The Polish helicopters made up a significant portion of the flying display. Two Polish Army Mi-24 Hinds were the pick of a rare collection of types, the pair performing a fairly slow, relatively graceful (for a machine as aggressive as the Hind!) routine which started off with a few shadow passes before coming in closer to crowd centre and hovering in front of the VIP enclosure. The Polish Navy provided a full display from a Mi-14 Haze, with the anti-submarine warfare helicopter performing some impressive low-level hovering manoeuvres, which were so low it blew the display centre marker out of position on the Saturday, while the second half of the display was more orientated around the ASW role of the helicopter. If W-3 Sokols are your thing then you wouldn’t have been disappointed as no less than four examples of the type took to the air. Three of the Polish built helicopters were involved in a role demo with ground troops while a sole Sokol displayed separately as part of a search and rescue demonstration, which also featured an all too brief appearance from a Polish Army Mi-17 Hip.
The Polish Air Force is one of few air arms to have two display teams and both Team Orlik and Team Iskry displayed at the Fulcrum base. Frustratingly both teams were fairly distant from the crowdline with the jet trainers of the TS-11 Iskras actually lacking more punch than their turboprop trainer counterparts, accentuated even further by the fact that Team Iskry were only displaying with five aircraft as opposed to the seven they’ve used in shows across Europe in recent years.

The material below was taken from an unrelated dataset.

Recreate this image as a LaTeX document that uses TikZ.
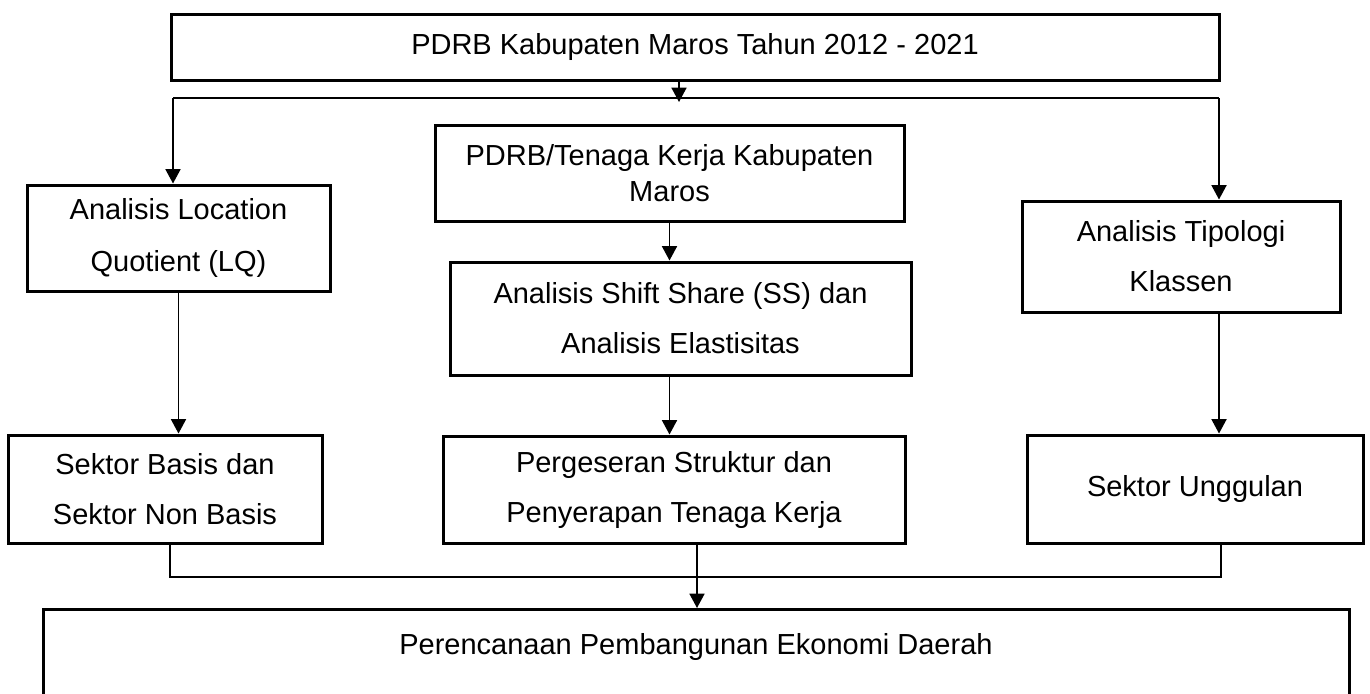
\documentclass[tikz,border=0pt]{standalone}
\usepackage{fontspec}
\setmainfont{Liberation Sans}
\usetikzlibrary{arrows.meta,calc}
\begin{document}
\begin{tikzpicture}[x=0.5pt,y=-0.5pt,
  box/.style={draw=black,line width=1.5pt,inner sep=0pt,align=center},
  conn/.style={draw=black,line width=0.9pt},
  arr/.style={-{Triangle[width=7.5pt,length=7.2pt]}},
  txt/.style={font=\fontsize{14.5}{25}\selectfont}]
\useasboundingbox (0,0) rectangle (1370,693);
\node[box,txt,minimum width=524pt,minimum height=33pt] (top) at (695,47) {PDRB Kabupaten Maros Tahun 2012 - 2021};
\node[box,txt,font=\fontsize{14.5}{26}\selectfont,minimum width=151.5pt,minimum height=53pt] (lq) at (178.5,238) {Analisis Location\\Quotient (LQ)};
\node[box,txt,font=\fontsize{14.5}{18}\selectfont,minimum width=234.5pt,minimum height=48pt] (pdrbtk) at (669.5,173) {PDRB/Tenaga Kerja Kabupaten\\Maros};
\node[box,txt,minimum width=230.5pt,minimum height=56.5pt] (ss) at (680.5,318.5) {Analisis Shift Share (SS) dan\\Analisis Elastisitas};
\node[box,txt,minimum width=159pt,minimum height=55.5pt] (tip) at (1181,256.5) {Analisis Tipologi\\Klassen};
\node[box,txt,minimum width=157pt,minimum height=54pt] (basis) at (165,489) {Sektor Basis dan\\Sektor Non Basis};
\node[box,txt,minimum width=231pt,minimum height=53.5pt] (perg) at (674,489.5) {Pergeseran Struktur dan\\Penyerapan Tenaga Kerja};
\node[box,txt,minimum width=168pt,minimum height=54pt] (ung) at (1195,489) {Sektor Unggulan};
\node[box,minimum width=653pt,minimum height=50pt,anchor=north] (plan) at (696,608) {};
\node[txt] (plantext) at (696,647) {Perencanaan Pembangunan Ekonomi Daerah};
% top distribution
\coordinate (hl) at (173,98);
\coordinate (hr) at (1219,98);
\coordinate (hm) at (679,98);
\coordinate (hmtip) at (679,102);
\draw[conn,arr] (top.south -| hm) -- (hmtip);
\draw[conn] (hl) -- (hr);
\draw[conn,arr] (hl) -- (hl |- lq.north);
\draw[conn,arr] (hr) -- (hr |- tip.north);
% vertical flows
\draw[conn,arr] (lq.south) -- (lq.south |- basis.north);
\draw[conn,arr] (pdrbtk.south) -- (pdrbtk.south |- ss.north);
\draw[conn,arr] (ss.south -| pdrbtk.south) -- (pdrbtk.south |- perg.north);
\draw[conn,arr] (tip.south -| hr) -- (ung.north -| hr);
% bottom collection
\coordinate (bl) at (170,577);
\coordinate (br) at (1221,577);
\coordinate (bm) at (697,577);
\draw[conn] (basis.south -| bl) -- (bl) -- (br) -- (ung.south -| br);
\draw[conn] (perg.south -| bm) -- (bm);
\draw[conn,arr] (bm) -- (plan.north -| bm);
\end{tikzpicture}
\end{document}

However, it would be harsh to leave the review on a negative when it really was a superb show, full of rare items and admission was a bargain too – free! Aside from the cracking value for money the organisation was good, with plenty of facilities on the showground for the visiting public and great value food too. I’d certainly recommend a Polish airshow to any enthusiast, the country provides a great balance of retro Soviet hardware and modern but rare indigenous types.